*GOAL*:
Print word for word the first line of the listing below and every line after it, through the line with "import matplotlib.pyplot as plt". Leave out the pictures and the rest.

*RECORDED INFORMATION*:
((

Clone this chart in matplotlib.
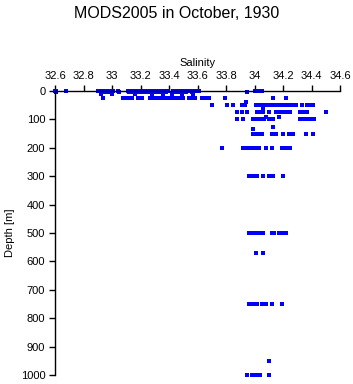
import matplotlib
matplotlib.use("Agg")
import matplotlib.pyplot as plt

# salinity values grouped by depth level (m)
depths = [0, 5, 10, 25, 38, 50, 62, 75, 90, 100, 128, 135, 150, 200, 300, 500, 570, 750, 950, 1000]
sal_0 = [32.60, 32.61, 32.68, 32.90, 32.91, 32.92, 32.94, 32.95, 32.97, 32.98, 32.99, 33.01, 33.04,
         33.11, 33.12, 33.13, 33.16, 33.18, 33.19, 33.20, 33.22, 33.23, 33.25, 33.26, 33.29, 33.30,
         33.32, 33.33, 33.34, 33.36, 33.37, 33.39, 33.43, 33.44, 33.46, 33.47, 33.48, 33.50, 33.51,
         33.53, 33.54, 33.55, 33.57, 33.58, 33.60, 33.61, 34.00, 34.02, 34.03, 34.05]
sal_5 = [32.61, 32.93, 32.95, 32.97, 33.00, 33.05, 33.12, 33.14, 33.18, 33.20, 33.22, 33.24, 33.26,
         33.30, 33.33, 33.38, 33.44, 33.47, 33.52, 33.56, 33.95]
sal_10 = [32.92, 33.00, 33.16, 33.28, 33.36, 33.42, 33.49, 33.57]
sal_25 = [32.94, 33.08, 33.10, 33.12, 33.14, 33.18, 33.21, 33.27, 33.29, 33.30, 33.32, 33.34, 33.36,
          33.38, 33.40, 33.42, 33.44, 33.46, 33.48, 33.50, 33.54, 33.56, 33.58, 33.63, 33.66, 33.68,
          33.79, 34.13, 34.22]
sal_38 = [33.94]
sal_50 = [33.70, 33.81, 33.85, 33.91, 33.93, 34.01, 34.03, 34.05, 34.07, 34.09, 34.11, 34.13, 34.15,
          34.17, 34.19, 34.21, 34.23, 34.25, 34.27, 34.29, 34.33, 34.37, 34.39, 34.41]
sal_62 = [34.06]
sal_75 = [33.88, 33.91, 33.95, 34.02, 34.04, 34.06, 34.10, 34.15, 34.17, 34.19, 34.21, 34.23, 34.25,
          34.32, 34.35, 34.37, 34.50]
sal_90 = [34.08, 34.17]
sal_100 = [33.88, 33.92, 33.99, 34.01, 34.03, 34.05, 34.07, 34.10, 34.13, 34.32, 34.34, 34.36, 34.39, 34.42]
sal_128 = [34.13]
sal_135 = [33.99]
sal_150 = [33.99, 34.01, 34.03, 34.05, 34.12, 34.15, 34.20, 34.24, 34.27, 34.36, 34.41]
sal_200 = [33.77, 33.92, 33.95, 33.97, 33.99, 34.01, 34.03, 34.08, 34.12, 34.19, 34.21, 34.23, 34.25]
sal_300 = [33.96, 33.98, 34.00, 34.02, 34.06, 34.10, 34.13, 34.20]
sal_500 = [33.96, 33.98, 34.00, 34.02, 34.04, 34.06, 34.12, 34.14, 34.17, 34.20, 34.22]
sal_570 = [34.01, 34.06]
sal_750 = [33.96, 33.98, 34.00, 34.02, 34.05, 34.08, 34.12, 34.19]
sal_950 = [34.10]
sal_1000 = [33.95, 33.98, 34.00, 34.02, 34.04, 34.10]
sal_levels = [sal_0, sal_5, sal_10, sal_25, sal_38, sal_50, sal_62, sal_75, sal_90, sal_100, sal_128,
              sal_135, sal_150, sal_200, sal_300, sal_500, sal_570, sal_750, sal_950, sal_1000]

xticks = [32.6, 32.8, 33.0, 33.2, 33.4, 33.6, 33.8, 34.0, 34.2, 34.4, 34.6]
xticklabels = ['32.6', '32.8', '33', '33.2', '33.4', '33.6', '33.8', '34', '34.2', '34.4', '34.6']
yticks = [0, 100, 200, 300, 400, 500, 600, 700, 800, 900, 1000]

plt.rcParams['font.family'] = ['Liberation Sans', 'DejaVu Sans']

x, y = [], []
for d, s in zip(depths, sal_levels):
    x.extend(s)
    y.extend([d] * len(s))

fig = plt.figure(figsize=(3.53, 3.84), dpi=100)
ax = fig.add_axes([55/353, 1 - 375/384, 285/353, 284/384])
ax.plot(x, y, linestyle='none', marker='s', ms=2.3, mew=0, color='#0000ff',
        clip_on=False, antialiased=False)
ax.set_xlim(32.6, 34.6)
ax.set_ylim(1000, 0)
ax.xaxis.set_ticks_position('top')
ax.xaxis.set_label_position('top')
ax.set_xticks(xticks)
ax.set_xticklabels(xticklabels)
ax.set_yticks(yticks)
ax.spines['right'].set_visible(False)
ax.spines['bottom'].set_visible(False)
for sp in ('top', 'left'):
    ax.spines[sp].set_linewidth(1.0)
ax.tick_params(axis='both', direction='out', length=4, width=1, labelsize=8, pad=3)
ax.set_xlabel('Salinity', fontsize=8, labelpad=4)
ax.set_ylabel('Depth [m]', fontsize=8, labelpad=4)
fig.suptitle('MODS2005 in October, 1930', fontsize=11.5, y=0.985, va='top')
fig.savefig('out.png', dpi=100)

))

*FULL SOLUTION*:
Clone this chart in matplotlib.
import matplotlib
matplotlib.use("Agg")
import matplotlib.pyplot as plt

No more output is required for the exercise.